In what may be good news for emerging virtual currency companies and emerging payments companies, the Financial Crimes Enforcement Network (“FinCEN”) released a public statement yesterday regarding the willingness of banks to offer accounts to Money Service Businesses (“MSBs”).
The statement expressed FinCEN’s concern that “[MSBs], including money transmitters important to the global flow of remittances, are losing access to banking services, which may in part be a result of concerns about regulatory scrutiny, the perceived risks presented by money services business accounts, and the costs and burdens associated with maintaining such accounts.” The concern centers on FinCEN’s observation that
banks are indiscriminately terminating the accounts of all MSBs, or refusing to open accounts for any MSBs, thereby eliminating them as a category of customers. Such a wholesale approach runs counter to the expectation that financial institutions can and should assess the risks of customers on a case-by-case basis. Similarly, a blanket direction by U.S. banks to their foreign correspondents not to process fund transfers of any foreign MSBs, simply because they are MSBs, also runs counter to the risk-based approach.

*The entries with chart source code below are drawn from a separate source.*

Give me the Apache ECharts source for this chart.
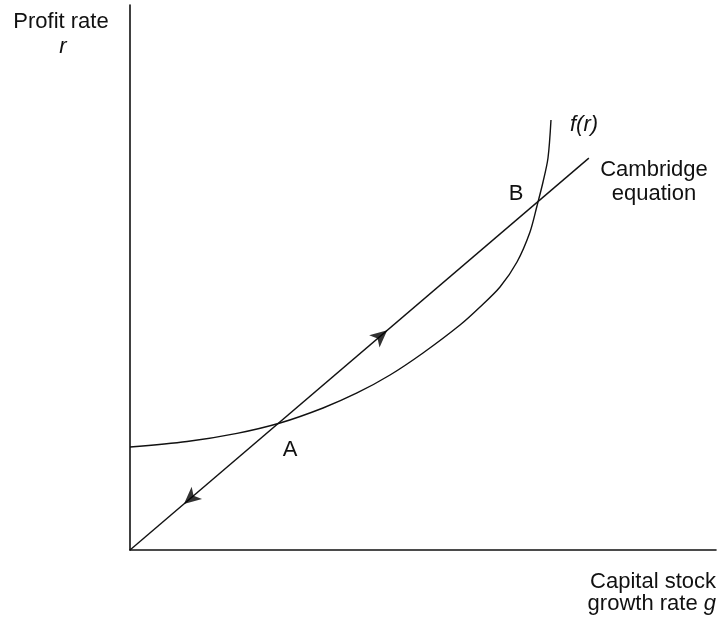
<!DOCTYPE html>
<html>
<head>
<meta charset="utf-8">
<script src="https://cdn.jsdelivr.net/npm/echarts@6/dist/echarts.min.js"></script>
<style>html,body{margin:0;padding:0;background:#fff}#c{width:720px;height:625px}</style>
</head>
<body>
<div id="c"></div>
<script>
// f(r) curve points (g, r) in arbitrary units
const curveG = [0, 9.73, 18.26, 25.60, 32.94, 38.74, 44.37, 50.00, 56.31, 59.73, 63.14, 66.04, 68.26, 69.45, 70.48, 71.33, 71.84];
const curveR = [18.90, 19.90, 21.40, 23.30, 26.06, 28.81, 32.11, 36.15, 41.28, 44.59, 48.26, 52.84, 58.35, 63.12, 67.52, 71.93, 78.90];
// Cambridge equation line endpoints
const lineG = [0, 78.3];
const lineR = [0, 71.9];
// arrow positions along the line (g) and their directions
const arrowG = [43.9, 9.2];
const arrowDir = ['up', 'down'];

const slope = lineR[1] / lineG[1];
const curveData = curveG.map((g, i) => [g, curveR[i]]);
const lineData = lineG.map((g, i) => [g, lineR[i]]);
const arrowData = arrowG.map((g, i) => ({
  value: [g, g * slope],
  symbolRotate: arrowDir[i] === 'up' ? -49.5 : 130.5
}));

const font = '"Liberation Sans", Arial, Helvetica, sans-serif';
const FS = 22;
const txt = (text, x, y, align, italic) => ({
  type: 'text', x: x, y: y,
  style: { text: text, fill: '#111', font: (italic ? 'italic ' : '') + FS + 'px ' + font, textAlign: align, textVerticalAlign: 'middle' }
});

const chart = echarts.init(document.getElementById('c'));
chart.setOption({
  animation: false,
  backgroundColor: '#fff',
  grid: { left: 130, right: 4, top: 5, bottom: 75 },
  xAxis: {
    type: 'value', min: 0, max: 100,
    axisLine: { show: true, onZero: false, lineStyle: { color: '#111', width: 1.6 } },
    axisTick: { show: false }, axisLabel: { show: false }, splitLine: { show: false }
  },
  yAxis: {
    type: 'value', min: 0, max: 100,
    axisLine: { show: true, onZero: false, lineStyle: { color: '#111', width: 1.6 } },
    axisTick: { show: false }, axisLabel: { show: false }, splitLine: { show: false }
  },
  series: [
    {
      type: 'line', data: curveData, smooth: 0.3,
      showSymbol: false, lineStyle: { color: '#111', width: 1.4 }
    },
    {
      type: 'line', data: lineData, showSymbol: false,
      lineStyle: { color: '#111', width: 1.4 }
    },
    {
      type: 'scatter', data: arrowData, symbol: 'arrow', symbolSize: [12, 17],
      itemStyle: { color: '#000' }, z: 5
    }
  ],
  graphic: [
    txt('Profit rate', 61, 22, 'center', false),
    txt('r', 63, 47, 'center', true),
    txt('Capital stock', 716, 582, 'right', false),
    {
      type: 'text', x: 716, y: 604,
      style: {
        text: '{n|growth rate }{i|g}', textAlign: 'right', textVerticalAlign: 'middle',
        rich: {
          n: { fill: '#111', fontSize: FS, fontFamily: font },
          i: { fill: '#111', fontSize: FS, fontFamily: font, fontStyle: 'italic' }
        }
      }
    },
    txt('f(r)', 570, 125, 'left', true),
    txt('Cambridge', 654, 170, 'center', false),
    txt('equation', 654, 194, 'center', false),
    txt('B', 516, 194, 'center', false),
    txt('A', 290, 450, 'center', false)
  ]
});
</script>
</body>
</html>
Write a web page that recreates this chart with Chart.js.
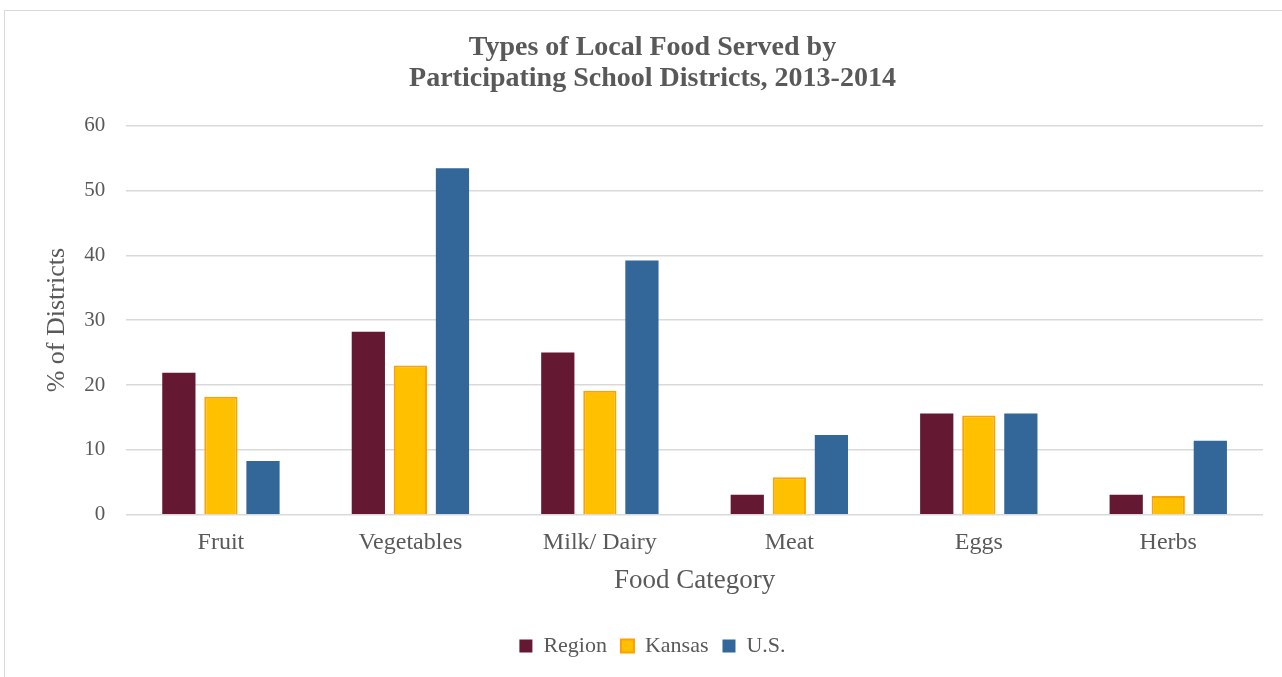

FinCEN’s statement warned that “refusing financial services to an entire segment of the industry can lead to an overall reduction in financial sector transparency that is critical to making the sector resistant to the efforts of illicit actors. This is particularly important with MSB remittance operations.”
Highlighting the “important role” that MSBs play in the global financial system, FinCEN declared that “it is important to reiterate the fact that banking organizations can serve the MSB industry while meeting their Bank Secrecy Act obligations.” As such, “FinCEN does not support the wholesale termination of MSB accounts without regard to the risk presented to the bank’s ability to manage the risk.” The Statement declares that “[a]s with any category of accountholder, the levels of risk will vary, therefore, MSBs should be treated on a case-by-case basis.” Noting that not all MSBs are high-risk, and that banks should conduct due diligence that is commensurate with the level of risk presented by the MSB customer, FinCEN suggested that “an institution [that] follows existing guidance and establishes and maintains an appropriate risk-based program . . . will be well-positioned to appropriately manage [MSB] accounts.”
The release of the statement coincides with the 2014 American Bankers Association Anti-Money Laundering Conference, held in Washington D.C., where Director Jennifer Shasky Calvery addressed many of the Nation’s banking leaders in a keynote address where she highlighted the statement and encouraged banks to improve their evaluation of MSB account applicants rather than avoid the business type altogether.